==== Provided material ====
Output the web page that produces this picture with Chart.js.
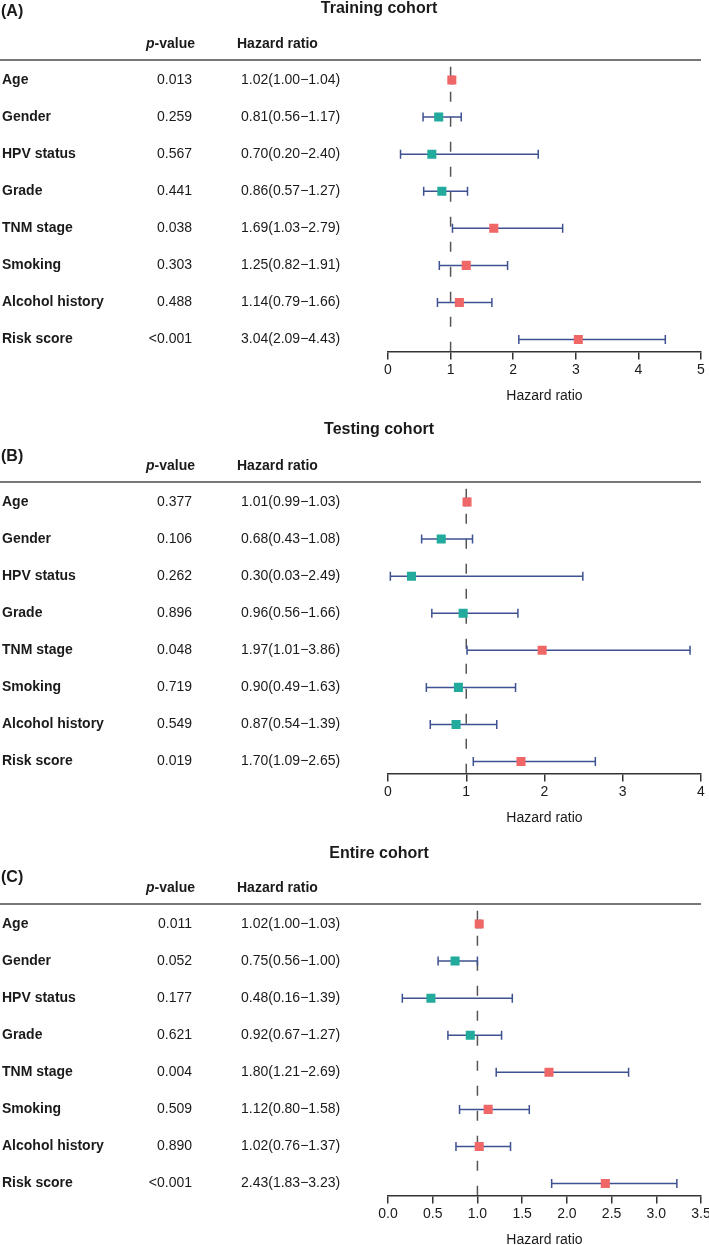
<!DOCTYPE html>
<html><head><meta charset="utf-8">
<script src="https://cdn.jsdelivr.net/npm/chart.js@4.4.1/dist/chart.umd.min.js"></script>
<style>
html,body{margin:0;padding:0;background:#fff;}
body{width:709px;height:1245px;overflow:hidden;position:relative;}
.panel{position:absolute;left:0;width:709px;height:422px;}
canvas{display:block;}
</style></head><body>
<div class="panel" style="top:0"><canvas id="cA" width="709" height="422"></canvas></div>
<div class="panel" style="top:422px"><canvas id="cB" width="709" height="422"></canvas></div>
<div class="panel" style="top:844px"><canvas id="cC" width="709" height="422"></canvas></div>
<script>
// ---------- data ----------
const categories = ['Age','Gender','HPV status','Grade','TNM stage','Smoking','Alcohol history','Risk score'];

const trainP  = ['0.013','0.259','0.567','0.441','0.038','0.303','0.488','<0.001'];
const trainHR = [1.02, 0.81, 0.70, 0.86, 1.69, 1.25, 1.14, 3.04];
const trainLo = [1.00, 0.56, 0.20, 0.57, 1.03, 0.82, 0.79, 2.09];
const trainHi = [1.04, 1.17, 2.40, 1.27, 2.79, 1.91, 1.66, 4.43];
const trainTicks = [0, 1, 2, 3, 4, 5];
const trainTickLabels = ['0','1','2','3','4','5'];

const testP  = ['0.377','0.106','0.262','0.896','0.048','0.719','0.549','0.019'];
const testHR = [1.01, 0.68, 0.30, 0.96, 1.97, 0.90, 0.87, 1.70];
const testLo = [0.99, 0.43, 0.03, 0.56, 1.01, 0.49, 0.54, 1.09];
const testHi = [1.03, 1.08, 2.49, 1.66, 3.86, 1.63, 1.39, 2.65];
const testTicks = [0, 1, 2, 3, 4];
const testTickLabels = ['0','1','2','3','4'];

const entireP  = ['0.011','0.052','0.177','0.621','0.004','0.509','0.890','<0.001'];
const entireHR = [1.02, 0.75, 0.48, 0.92, 1.80, 1.12, 1.02, 2.43];
const entireLo = [1.00, 0.56, 0.16, 0.67, 1.21, 0.80, 0.76, 1.83];
const entireHi = [1.03, 1.00, 1.39, 1.27, 2.69, 1.58, 1.37, 3.23];
const entireTicks = [0, 0.5, 1, 1.5, 2, 2.5, 3, 3.5];
const entireTickLabels = ['0.0','0.5','1.0','1.5','2.0','2.5','3.0','3.5'];

// ---------- styling ----------
const FONT = "'Liberation Sans', Arial, Helvetica, sans-serif";
Chart.defaults.font.family = FONT;
const RED = '#EF6767', TEAL = '#22AB9C', NAVY = '#3E5190', TXT = '#1a1a1a';

function fmt(v){ return v.toFixed(2); }

function makePanel(id, title, label, titleY, labelY, p, hr, lo, hi, ticks, tickLabels) {
  const colors = hr.map(v => v > 1 ? RED : TEAL);
  const datasets = [];
  datasets.push({
    data: hr.map((v, i) => ({x: v, y: i})),
    pointStyle: 'rect', pointRadius: 6.4, pointHoverRadius: 6.4,
    pointBackgroundColor: colors, pointBorderColor: colors, pointBorderWidth: 0,
    order: 0
  });
  categories.forEach((c, i) => {
    datasets.push({
      data: [{x: lo[i], y: i}, {x: hi[i], y: i}],
      showLine: true, borderColor: NAVY, borderWidth: 1.5,
      pointStyle: 'line', pointRotation: 90, pointRadius: 4.5, pointHoverRadius: 4.5,
      pointBorderColor: NAVY, pointBorderWidth: 1.5,
      order: 1
    });
  });
  datasets.push({
    data: [{x: 1, y: -0.36}, {x: 1, y: 7.32}],
    showLine: true, borderColor: '#555', borderWidth: 1.5, borderDash: [10, 15],
    pointRadius: 0, pointHoverRadius: 0, order: 2
  });

  const plugin = {
    id: 'tableText' + id,
    afterDraw(chart) {
      const ctx = chart.ctx, ys = chart.scales.y;
      ctx.save();
      ctx.fillStyle = TXT;
      ctx.font = 'bold 16px ' + FONT;
      ctx.textAlign = 'center'; ctx.textBaseline = 'alphabetic';
      ctx.fillText(title, 379, titleY);
      ctx.textAlign = 'left';
      ctx.fillText(label, 1, labelY);
      ctx.font = 'bold italic 14px ' + FONT;
      ctx.fillText('p', 146, 48);
      const pw = ctx.measureText('p').width;
      ctx.font = 'bold 14px ' + FONT;
      ctx.fillText('-value', 146 + pw, 48);
      ctx.fillText('Hazard ratio', 237, 48);
      ctx.strokeStyle = '#4a4a4a'; ctx.lineWidth = 1.5;
      ctx.beginPath(); ctx.moveTo(0, ys.top); ctx.lineTo(chart.chartArea.right, ys.top); ctx.stroke();
      ctx.textBaseline = 'middle';
      categories.forEach((c, i) => {
        const y = ys.getPixelForValue(i);
        ctx.font = 'bold 14px ' + FONT; ctx.textAlign = 'left'; ctx.fillText(c, 2, y);
        ctx.font = '14px ' + FONT; ctx.textAlign = 'right'; ctx.fillText(p[i], 192, y);
        ctx.textAlign = 'left';
        ctx.fillText(fmt(hr[i]) + '(' + fmt(lo[i]) + '\u2212' + fmt(hi[i]) + ')', 241, y);
      });
      ctx.restore();
    }
  };

  new Chart(document.getElementById(id), {
    type: 'scatter',
    data: { datasets },
    plugins: [plugin],
    options: {
      responsive: false, animation: false, events: [],
      layout: { padding: { left: 388, right: 8, top: 60, bottom: 17 } },
      plugins: { legend: { display: false }, tooltip: { enabled: false } },
      scales: {
        x: {
          type: 'linear', position: 'bottom',
          min: ticks[0], max: ticks[ticks.length - 1],
          afterBuildTicks: s => { s.ticks = ticks.map(v => ({value: v})); },
          afterFit: s => { s.paddingLeft = 0; s.paddingRight = 0; },
          ticks: { callback: (v, idx) => tickLabels[idx], font: { size: 14 }, color: TXT,
                   padding: 2, maxRotation: 0, autoSkip: false },
          grid: { drawOnChartArea: false, drawTicks: true, tickLength: 8, color: '#333', lineWidth: 1.5 },
          border: { display: true, color: '#333', width: 1.5 },
          title: { display: true, text: 'Hazard ratio', font: { size: 14 }, color: TXT,
                   padding: { top: 8, bottom: 0 } }
        },
        y: { type: 'linear', reverse: true, min: -0.54, max: 7.32, display: false }
      }
    }
  });
}

makePanel('cA', 'Training cohort', '(A)', 12.5, 16, trainP, trainHR, trainLo, trainHi, trainTicks, trainTickLabels);
makePanel('cB', 'Testing cohort', '(B)', 11.5, 39, testP, testHR, testLo, testHi, testTicks, testTickLabels);
makePanel('cC', 'Entire cohort', '(C)', 14, 37.5, entireP, entireHR, entireLo, entireHi, entireTicks, entireTickLabels);
</script>
</body></html>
====
> What is expected
Repeat, word for word and with no pictures, only the lines running from the beginning of the data to the line that contains "const testTickLabels = ['0','1','2','3','4'];".

> Written answer
Output the web page that produces this picture with Chart.js.
<!DOCTYPE html>
<html><head><meta charset="utf-8">
<script src="https://cdn.jsdelivr.net/npm/chart.js@4.4.1/dist/chart.umd.min.js"></script>
<style>
html,body{margin:0;padding:0;background:#fff;}
body{width:709px;height:1245px;overflow:hidden;position:relative;}
.panel{position:absolute;left:0;width:709px;height:422px;}
canvas{display:block;}
</style></head><body>
<div class="panel" style="top:0"><canvas id="cA" width="709" height="422"></canvas></div>
<div class="panel" style="top:422px"><canvas id="cB" width="709" height="422"></canvas></div>
<div class="panel" style="top:844px"><canvas id="cC" width="709" height="422"></canvas></div>
<script>
// ---------- data ----------
const categories = ['Age','Gender','HPV status','Grade','TNM stage','Smoking','Alcohol history','Risk score'];

const trainP  = ['0.013','0.259','0.567','0.441','0.038','0.303','0.488','<0.001'];
const trainHR = [1.02, 0.81, 0.70, 0.86, 1.69, 1.25, 1.14, 3.04];
const trainLo = [1.00, 0.56, 0.20, 0.57, 1.03, 0.82, 0.79, 2.09];
const trainHi = [1.04, 1.17, 2.40, 1.27, 2.79, 1.91, 1.66, 4.43];
const trainTicks = [0, 1, 2, 3, 4, 5];
const trainTickLabels = ['0','1','2','3','4','5'];

const testP  = ['0.377','0.106','0.262','0.896','0.048','0.719','0.549','0.019'];
const testHR = [1.01, 0.68, 0.30, 0.96, 1.97, 0.90, 0.87, 1.70];
const testLo = [0.99, 0.43, 0.03, 0.56, 1.01, 0.49, 0.54, 1.09];
const testHi = [1.03, 1.08, 2.49, 1.66, 3.86, 1.63, 1.39, 2.65];
const testTicks = [0, 1, 2, 3, 4];
const testTickLabels = ['0','1','2','3','4'];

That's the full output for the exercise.